What do our own words say about us?

This week’s Mediahuis/INM Irish regional newspapers’ columns

Michael Commane

Language, the words we use and how we use them, is simply fascinating. Some days ago I jokingly corrected a friend for finishing a sentence with a preposition. He is forever correcting me so I thought it was time for revenge. But he quickly replied with this: ‘Are we back to 19th century grammatical mores now?’

Does grammar matter, do the rules of grammar change, maybe more importantly does the meaning of words change?


There is an RTÉ radio presenter who is a stickler on words and grammar, who last week said: ‘That’s them together’, when he should have said ‘That’s they together’, indeed, it’s now common practice to say what he said. But the grammar is wrong. 


I can hear you say who cares and yes I understand that too. But do you not find it grating on the ear when people say ‘I done it’ or ‘I have went’? Or is it all a class thing? I told you, language, or at least our use of it, is intriguing.


What about the use of foul or bad language? There are those who say they are only words. Last week a work colleague was telling a few of us how her 12-year-old son had come home from school and asked her what was wrong with ‘swear words’. An interesting conversation followed. I think some of us said that ‘swear words’ or bad language conveys or expresses anger and violence. There is also an element of rudeness or vulgarity attached to bad language.

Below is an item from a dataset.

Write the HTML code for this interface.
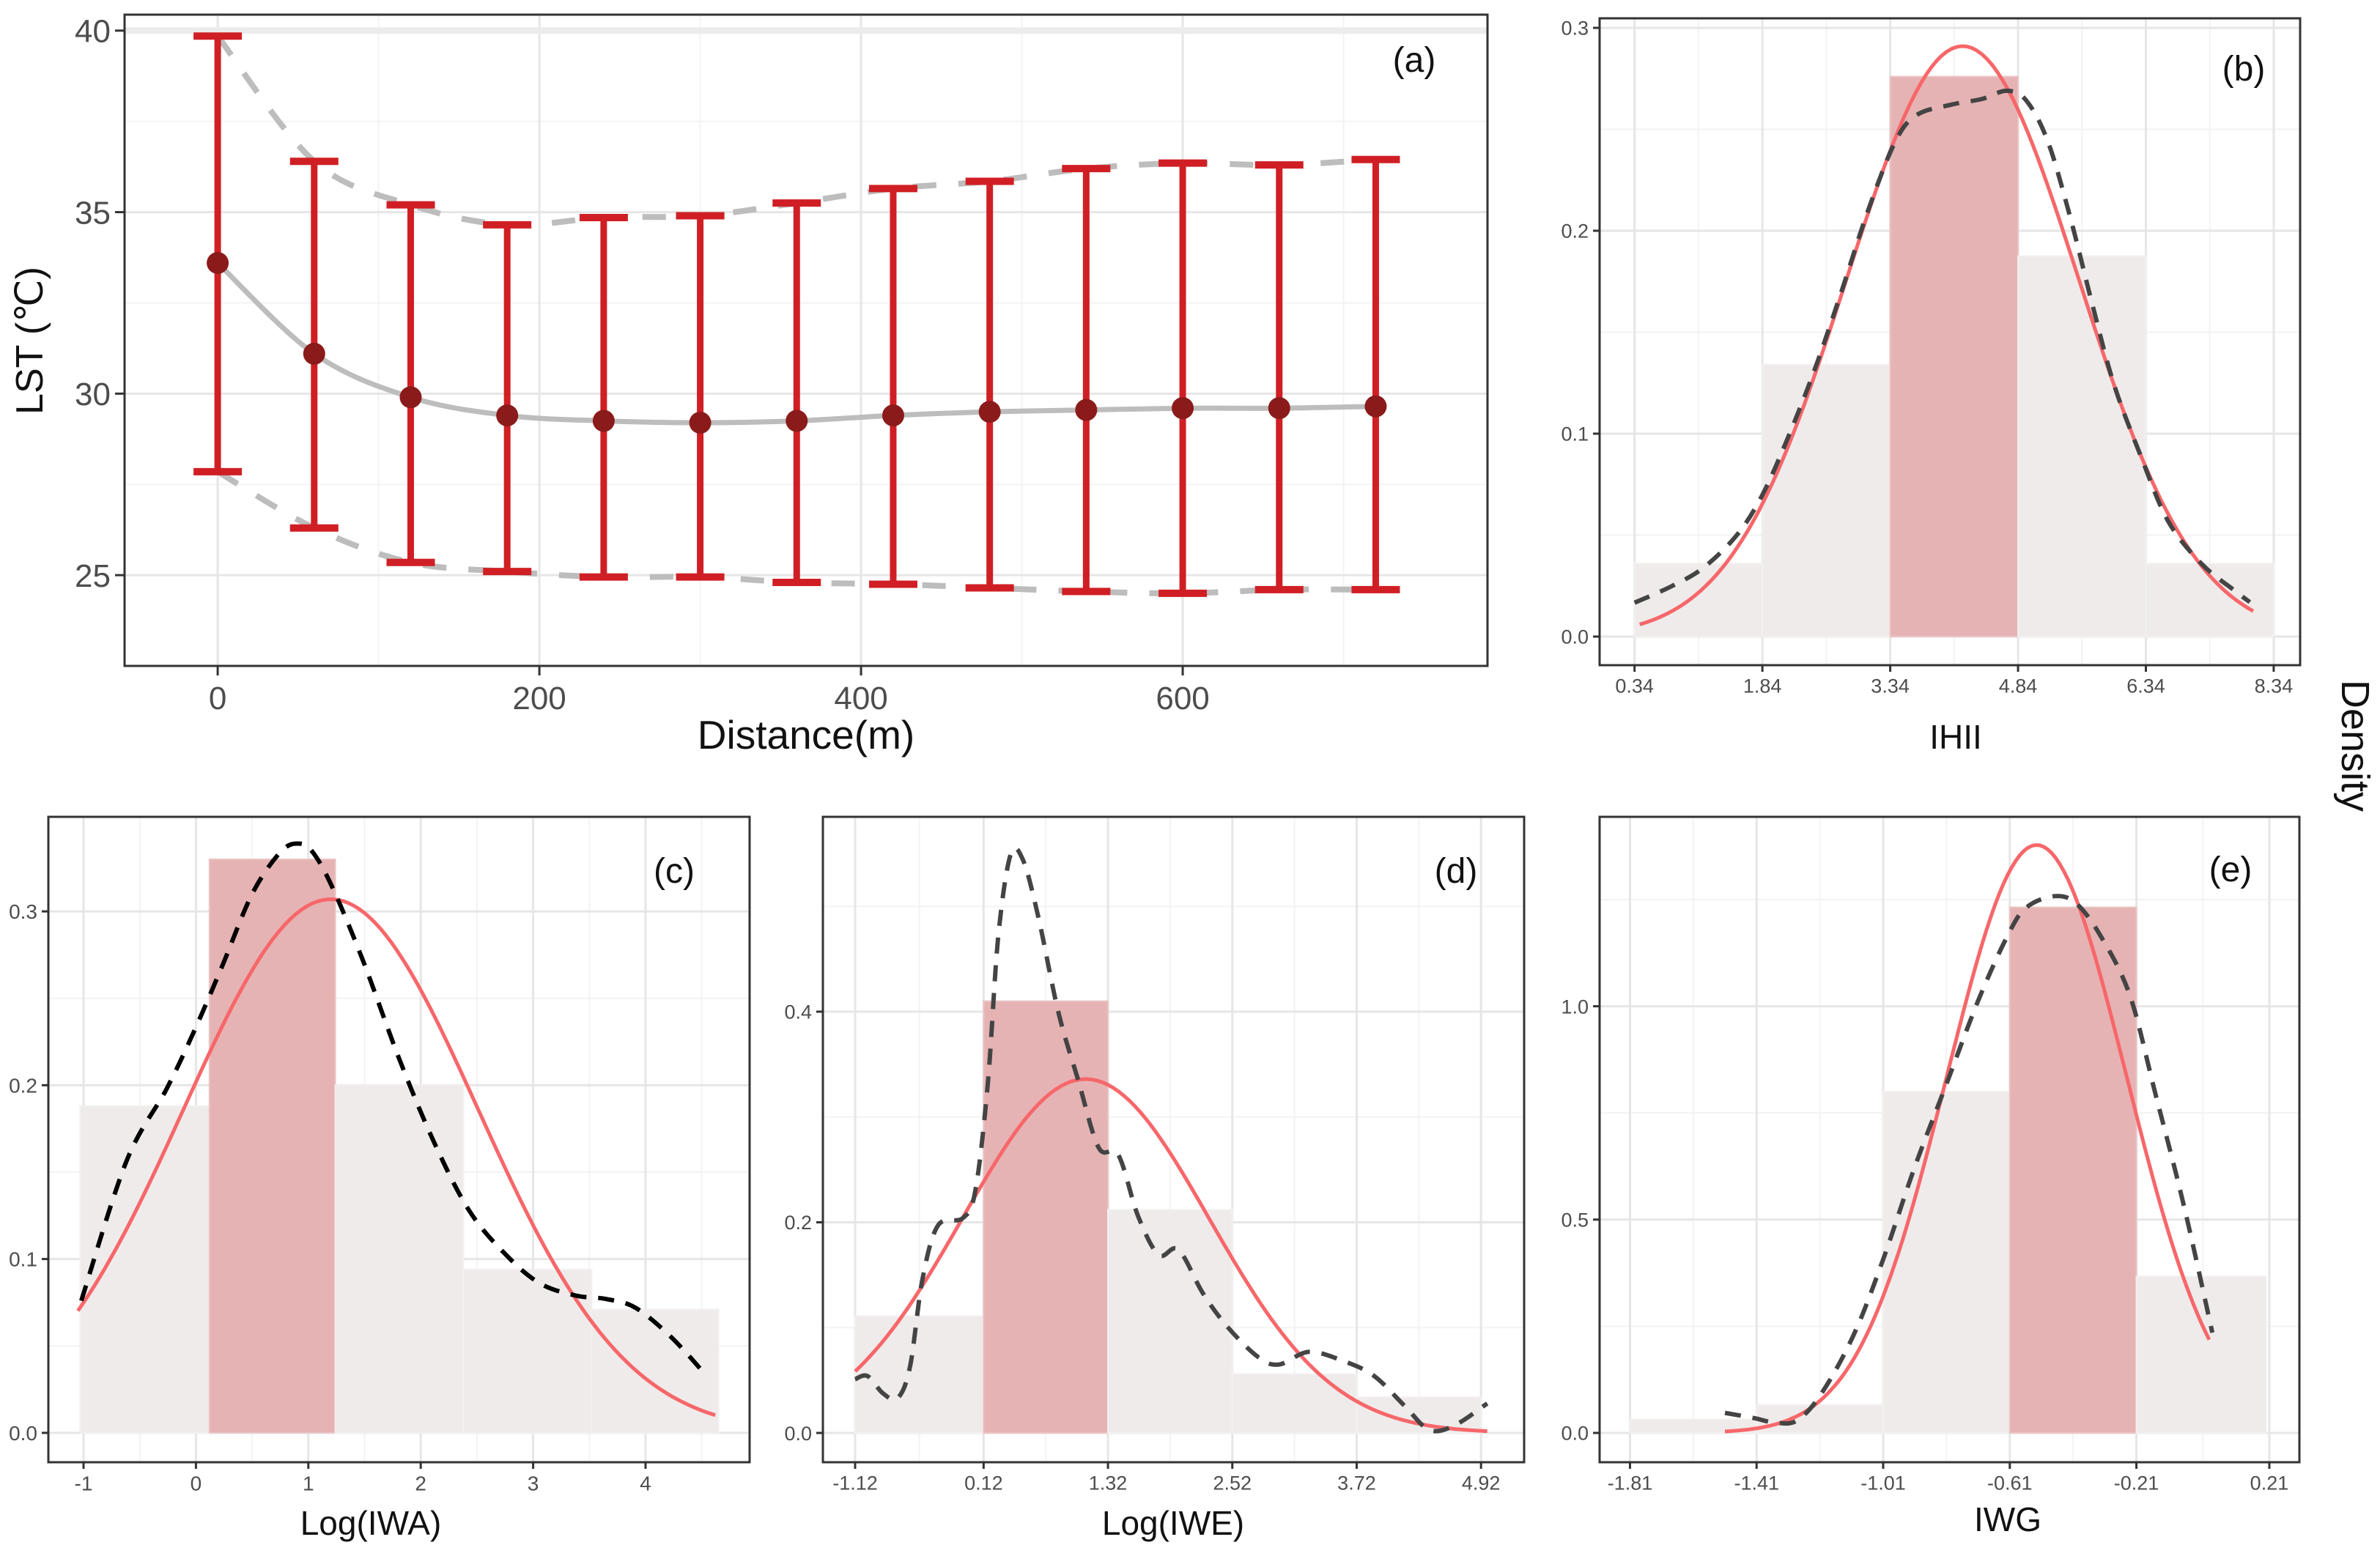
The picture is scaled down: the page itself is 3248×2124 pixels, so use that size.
<!DOCTYPE html>
<html><head><meta charset="utf-8"><style>
html,body{margin:0;padding:0;background:#fff;}
svg{display:block;font-family:"Liberation Sans",Arial,sans-serif;}
</style></head><body>
<svg id="fig" width="3248" height="2124" viewBox="0 0 3248 2124">
<rect x="0" y="0" width="3248" height="2124" fill="#fff"/>
</svg>
<script>
// ---------- Panel (a) data ----------
const distA = [0,60,120,180,240,300,360,420,480,540,600,660,720];
const meanA = [33.6,31.1,29.9,29.4,29.25,29.2,29.25,29.4,29.5,29.55,29.6,29.6,29.65];
const upperA = [39.85,36.4,35.2,34.65,34.85,34.9,35.25,35.65,35.85,36.2,36.35,36.3,36.45];
const lowerA = [27.85,26.3,25.35,25.1,24.95,24.95,24.8,24.75,24.65,24.55,24.5,24.6,24.6];
const xTicksA = [0,200,400,600];
const yTicksA = [25,30,35,40];

// ---------- Panel (b) data ----------
const edgesB = [0.34,1.84,3.34,4.84,6.34,7.84];
const heightsB = [0.036,0.134,0.276,0.1875,0.036];
const normB = [4.19,1.36,0.291]; // mean, sd, peak
const normRangeB = [0.40,7.60];
const kdeXB = [0.34,0.77,1.15,1.54,1.83,2.12,2.44,2.76,3.08,3.40,3.65,4.04,4.42,4.71,4.94,5.19,5.45,5.71,5.96,6.28,6.60,6.99,7.37,7.56];
const kdeYB = [0.0167,0.0247,0.034,0.050,0.069,0.096,0.130,0.169,0.21,0.244,0.257,0.262,0.265,0.269,0.264,0.244,0.207,0.164,0.125,0.089,0.057,0.036,0.023,0.017];
const xTickPosB = [0.34,1.84,3.34,4.84,6.34,7.84];
const xTickLabB = ['0.34','1.84','3.34','4.84','6.34','8.34'];
const yTicksB = [0,0.1,0.2,0.3];
const yTickLabB = ['0.0','0.1','0.2','0.3'];

// ---------- Panel (c) data ----------
const edgesC = [-1.03,0.12,1.24,2.38,3.52,4.65];
const heightsC = [0.188,0.33,0.2,0.094,0.071];
const normC = [1.2,1.31,0.307];
const normRangeC = [-1.05,4.62];
const kdeXC = [-1.02,-0.62,-0.26,-0.01,0.23,0.50,0.75,0.91,1.04,1.22,1.49,1.81,2.12,2.43,2.75,3.06,3.38,3.65,3.91,4.23,4.54];
const kdeYC = [0.076,0.156,0.198,0.232,0.268,0.31,0.334,0.339,0.334,0.313,0.271,0.215,0.167,0.128,0.103,0.086,0.079,0.077,0.072,0.055,0.033];
const xTickPosC = [-1,0,1,2,3,4];
const xTickLabC = ['-1','0','1','2','3','4'];
const yTicksC = [0,0.1,0.2,0.3];
const yTickLabC = ['0.0','0.1','0.2','0.3'];

// ---------- Panel (d) data ----------
const edgesD = [-1.12,0.12,1.32,2.52,3.72,4.92];
const heightsD = [0.111,0.41,0.212,0.056,0.034];
const normD = [1.105,1.19,0.336];
const normRangeD = [-1.12,4.98];
const kdeXD = [-1.12,-1.0,-0.85,-0.71,-0.59,-0.47,-0.32,-0.08,0.04,0.16,0.26,0.38,0.50,0.65,0.84,1.03,1.23,1.42,1.61,1.81,2.0,2.24,2.48,2.77,2.97,3.26,3.6,3.89,4.18,4.42,4.66,4.98];
const kdeYD = [0.051,0.054,0.0375,0.033,0.063,0.146,0.197,0.204,0.23,0.331,0.47,0.549,0.544,0.489,0.40,0.336,0.271,0.264,0.206,0.169,0.174,0.132,0.10,0.072,0.065,0.077,0.068,0.054,0.026,0.003,0.007,0.028];
const xTickPosD = [-1.12,0.12,1.32,2.52,3.72,4.92];
const xTickLabD = ['-1.12','0.12','1.32','2.52','3.72','4.92'];
const yTicksD = [0,0.2,0.4];
const yTickLabD = ['0.0','0.2','0.4'];

// ---------- Panel (e) data ----------
const edgesE = [-1.81,-1.41,-1.01,-0.61,-0.21,0.2];
const heightsE = [0.032,0.066,0.80,1.232,0.367];
const normE = [-0.525,0.284,1.378];
const normRangeE = [-1.51,0.02];
const kdeXE = [-1.51,-1.42,-1.35,-1.28,-1.20,-1.10,-1.01,-0.91,-0.81,-0.71,-0.62,-0.56,-0.47,-0.40,-0.32,-0.23,-0.15,-0.06,0.03];
const kdeYE = [0.047,0.035,0.024,0.030,0.098,0.235,0.407,0.624,0.818,1.013,1.161,1.23,1.258,1.241,1.161,1.024,0.795,0.533,0.235];
const xTickPosE = [-1.81,-1.41,-1.01,-0.61,-0.21,0.21];
const xTickLabE = ['-1.81','-1.41','-1.01','-0.61','-0.21','0.21'];
const yTicksE = [0,0.5,1.0];
const yTickLabE = ['0.0','0.5','1.0'];

const svg = document.getElementById('fig');
const NS = svg.namespaceURI;
function el(tag, parent){ const e = document.createElementNS(NS, tag); parent.appendChild(e); return e; }
function set(e, o){ for (const k in o) e.setAttribute(k, o[k]); }
function scale(d0,d1,r0,r1){ return v => r0 + (v-d0)/(d1-d0)*(r1-r0); }

function frame(cfg){
  const g = el('g', svg);
  
  
  const X = scale(cfg.xd[0],cfg.xd[1],cfg.L,cfg.R);
  const Y = scale(cfg.yd[0],cfg.yd[1],cfg.B,cfg.T);
  // minor grid
  cfg.xMinor.forEach(v=>{ const l=el('line',g); set(l,{x1:X(v),x2:X(v),y1:cfg.T,y2:cfg.B,stroke:'#f3f3f3','stroke-width':2});
    
     });
  cfg.yMinor.forEach(v=>{ const l=el('line',g); set(l,{x1:cfg.L,x2:cfg.R,y1:Y(v),y2:Y(v),stroke:'#f3f3f3','stroke-width':2});
    
     });
  cfg.xTicks.forEach(v=>{ const l=el('line',g); set(l,{x1:X(v),x2:X(v),y1:cfg.T,y2:cfg.B,stroke:'#e6e6e6','stroke-width':3});
    
     });
  cfg.yTicks.forEach(v=>{ const l=el('line',g); set(l,{x1:cfg.L,x2:cfg.R,y1:Y(v),y2:Y(v),stroke:'#e6e6e6','stroke-width':3});
    
     });
  return {g,X,Y};
}
function axes(cfg,g,X,Y){
  const b = el('rect',g); set(b,{x:cfg.L,y:cfg.T,width:cfg.R-cfg.L,height:cfg.B-cfg.T,fill:'none',stroke:'#333','stroke-width':3});
  
  
  cfg.xTicks.forEach((v,i)=>{
    const t=el('line',g); set(t,{x1:X(v),x2:X(v),y1:cfg.B,y2:cfg.B+cfg.tl,stroke:'#333','stroke-width':3});
    
    
    const tx=el('text',g); set(tx,{x:X(v),y:cfg.B+cfg.tl+cfg.fs*1.05,'text-anchor':'middle','font-size':cfg.fs,fill:'#4d4d4d'});
    tx.textContent = cfg.xLab[i];
    
    
  });
  cfg.yTicks.forEach((v,i)=>{
    const t=el('line',g); set(t,{x1:cfg.L-cfg.tl,x2:cfg.L,y1:Y(v),y2:Y(v),stroke:'#333','stroke-width':3});
    
    
    const tx=el('text',g); set(tx,{x:cfg.L-cfg.tl-6,y:Y(v)+cfg.fs*0.36,'text-anchor':'end','font-size':cfg.fs,fill:'#4d4d4d'});
    tx.textContent = cfg.yLab[i];
    
    
  });
  const xt=el('text',g); set(xt,{x:cfg.xtX,y:cfg.xtY,'text-anchor':'middle','font-size':cfg.xtFs,fill:'#111'});
  xt.textContent = cfg.xTitle;
  
  
  const pl=el('text',g); set(pl,{x:cfg.plX,y:cfg.plY,'text-anchor':'middle','font-size':48,fill:'#111'});
  pl.textContent = cfg.panelLabel;
  
  
}
function pathD(xs,ys,X,Y){ return xs.map((x,i)=>(i?'L':'M')+X(x).toFixed(1)+','+Y(ys[i]).toFixed(1)).join(''); }
function smoothD(xs,ys,X,Y){
  const p = xs.map((x,i)=>[X(x),Y(ys[i])]);
  let d = 'M'+p[0][0]+','+p[0][1];
  for(let i=0;i<p.length-1;i++){
    const p0=p[Math.max(0,i-1)],p1=p[i],p2=p[i+1],p3=p[Math.min(p.length-1,i+2)];
    const c1=[p1[0]+(p2[0]-p0[0])/6,p1[1]+(p2[1]-p0[1])/6], c2=[p2[0]-(p3[0]-p1[0])/6,p2[1]-(p3[1]-p1[1])/6];
    d+='C'+c1[0].toFixed(1)+','+c1[1].toFixed(1)+' '+c2[0].toFixed(1)+','+c2[1].toFixed(1)+' '+p2[0].toFixed(1)+','+p2[1].toFixed(1);
  }
  return d;
}
function histPanel(cfg, edges, heights, norm, nr, kx, ky, kdeColor){
  const {g,X,Y} = frame(cfg);
  let best = 0; heights.forEach((h,i)=>{ if(h>heights[best]) best=i; });
  heights.forEach((h,i)=>{
    const r=el('rect',g); set(r,{x:X(edges[i]),y:Y(h),width:X(edges[i+1])-X(edges[i]),height:Y(0)-Y(h),
      fill: i===best ? '#e6b3b4' : '#efebeb', stroke: i===best ? '#ebc4c5' : '#f3f0f0','stroke-width':2});
    
    
  });
  const nx=[], ny=[];
  for(let k=0;k<=120;k++){ const x = nr[0]+(nr[1]-nr[0])*k/120; nx.push(x); ny.push(norm[2]*Math.exp(-0.5*Math.pow((x-norm[0])/norm[1],2))); }
  const n=el('path',g); set(n,{d:pathD(nx,ny,X,Y),fill:'none',stroke:'#f7676a','stroke-width':5});
  
  
  const k=el('path',g); set(k,{d:smoothD(kx,ky,X,Y),fill:'none',stroke:kdeColor,'stroke-width':6,'stroke-dasharray':'22 16'});
  
  
  axes(cfg,g,X,Y);
}
function mids(a){ const r=[]; for(let i=0;i<a.length-1;i++) r.push((a[i]+a[i+1])/2); return r; }

// ---------- Panel (a) ----------
(function(){
  const cfg = {name:'panel-a-lst-distance',L:170,R:2030,T:20,B:909,xd:[-57.9,789.5],yd:[22.50,40.44],
    xTicks:xTicksA,yTicks:yTicksA,xMinor:[100,300,500,700],yMinor:[27.5,32.5,37.5],
    xLab:xTicksA.map(String),yLab:yTicksA.map(String),tl:13,fs:44,
    xTitle:'Distance(m)',xtX:1100,xtY:1022,xtFs:55,panelLabel:'(a)',plX:1930,plY:98};
  const {g,X,Y} = frame(cfg);
  const band=el('line',g); set(band,{x1:cfg.L,x2:cfg.R,y1:Y(40),y2:Y(40),stroke:'#ececec','stroke-width':9});
  
  
  const up=el('path',g); set(up,{d:smoothD(distA,upperA,X,Y),fill:'none',stroke:'#bdbdbd','stroke-width':8,'stroke-dasharray':'32 30'});
  
  
  const lo=el('path',g); set(lo,{d:smoothD(distA,lowerA,X,Y),fill:'none',stroke:'#bdbdbd','stroke-width':8,'stroke-dasharray':'32 30'});
  
  
  const mn=el('path',g); set(mn,{d:smoothD(distA,meanA,X,Y),fill:'none',stroke:'#bdbdbd','stroke-width':7});
  
  
  distA.forEach((d,i)=>{
    const eb=el('g',g);
    
    
    const v=el('line',eb); set(v,{x1:X(d),x2:X(d),y1:Y(upperA[i]),y2:Y(lowerA[i]),stroke:'#d01f24','stroke-width':9});
    
    
    [upperA[i],lowerA[i]].forEach(c=>{
      const cap=el('line',eb); set(cap,{x1:X(d)-33,x2:X(d)+33,y1:Y(c),y2:Y(c),stroke:'#d01f24','stroke-width':10});
      
      
    });
    const p=el('circle',eb); set(p,{cx:X(d),cy:Y(meanA[i]),r:15,fill:'#8b1a1a'});
    
    
  });
  axes(cfg,g,X,Y);
  const yt=el('text',g); set(yt,{x:0,y:0,transform:'translate(58,465) rotate(-90)','text-anchor':'middle','font-size':52,fill:'#111'});
  yt.textContent='LST (℃)';
  
  
})();

histPanel({name:'panel-b-ihii',L:2183,R:3139,T:25,B:908,xd:[-0.07,8.15],yd:[-0.0141,0.3047],
  xTicks:xTickPosB,yTicks:yTicksB,xMinor:mids(xTickPosB),yMinor:[0.05,0.15,0.25],
  xLab:xTickLabB,yLab:yTickLabB,tl:9,fs:27,xTitle:'IHII',xtX:2669,xtY:1022,xtFs:46,panelLabel:'(b)',plX:3062,plY:110},
  edgesB,heightsB,normB,normRangeB,kdeXB,kdeYB,'#444');

histPanel({name:'panel-c-log-iwa',L:66,R:1023,T:1115,B:1996,xd:[-1.313,4.926],yd:[-0.0169,0.3544],
  xTicks:xTickPosC,yTicks:yTicksC,xMinor:[-0.5,0.5,1.5,2.5,3.5,4.5],yMinor:[0.05,0.15,0.25],
  xLab:xTickLabC,yLab:yTickLabC,tl:9,fs:28,xTitle:'Log(IWA)',xtX:506,xtY:2095,xtFs:46,panelLabel:'(c)',plX:920,plY:1205},
  edgesC,heightsC,normC,normRangeC,kdeXC,kdeYC,'#000');

histPanel({name:'panel-d-log-iwe',L:1123,R:2080,T:1115,B:1996,xd:[-1.431,5.336],yd:[-0.0278,0.585],
  xTicks:xTickPosD,yTicks:yTicksD,xMinor:mids(xTickPosD),yMinor:[0.1,0.3,0.5],
  xLab:xTickLabD,yLab:yTickLabD,tl:9,fs:27,xTitle:'Log(IWE)',xtX:1601,xtY:2095,xtFs:46,panelLabel:'(d)',plX:1987,plY:1205},
  edgesD,heightsD,normD,normRangeD,kdeXD,kdeYD,'#444');

histPanel({name:'panel-e-iwg',L:2183,R:3138,T:1115,B:1996,xd:[-1.906,0.305],yd:[-0.0687,1.444],
  xTicks:xTickPosE,yTicks:yTicksE,xMinor:mids(xTickPosE),yMinor:[0.25,0.75,1.25],
  xLab:xTickLabE,yLab:yTickLabE,tl:9,fs:27,xTitle:'IWG',xtX:2740,xtY:2090,xtFs:46,panelLabel:'(e)',plX:3044,plY:1203},
  edgesE,heightsE,normE,normRangeE,kdeXE,kdeYE,'#444');

const dens = el('text', svg);
set(dens,{x:0,y:0,transform:'translate(3196,1018) rotate(90)','text-anchor':'middle','font-size':54,fill:'#111'});
dens.textContent = 'Density';


</script>
</body></html>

After all doesn’t the adjective ‘bad’ explain it all in one simple three-letter word?

 

But we did have an interesting conversation and it developed into a wider discussion on the words we use.


Later that same day I was on the upper deck of a bus, sitting behind me were a young couple, probably in their 20s. For the best part of 20 minutes I was subjected to a continuous flow of foul or bad language. It is no exaggeration to say that every second word from the young woman’s lips began with an F. 


And there were worse than that. I had no intentions of turning around and asking them to desist, scared that I could get myself into serious trouble. They were not at all bickering with each other, indeed, they were enjoying their chat. I’m asking myself has the F-word become a normal part of our vocabulary. 


For the 20 minutes or so that I was forced to hear what they were saying I found myself getting annoyed, maybe even angry with them. Why was that? I honestly don’t know except that I sure do know I was getting annoyed.


During one of the Dáil debates on the housing crisis the leader of Sinn Féin, Mary Lou McDonald said: ‘Jesus, Mary and Joseph’. I’m wondering is that acceptable parliamentary language?


I’m reminded of George Washington’s words: ‘The foolish and wicked practice of profane cursing and swearing is a vice so mean and low that every person of sense and character detests and despises it.’


Or is it, as my friend tells me, I am back in the 19th century? Is language all the time evolving? Or might it be that the words we use are often an indication of who we are and what we might stand for. See, there I am again, finishing a sentence on a preposition.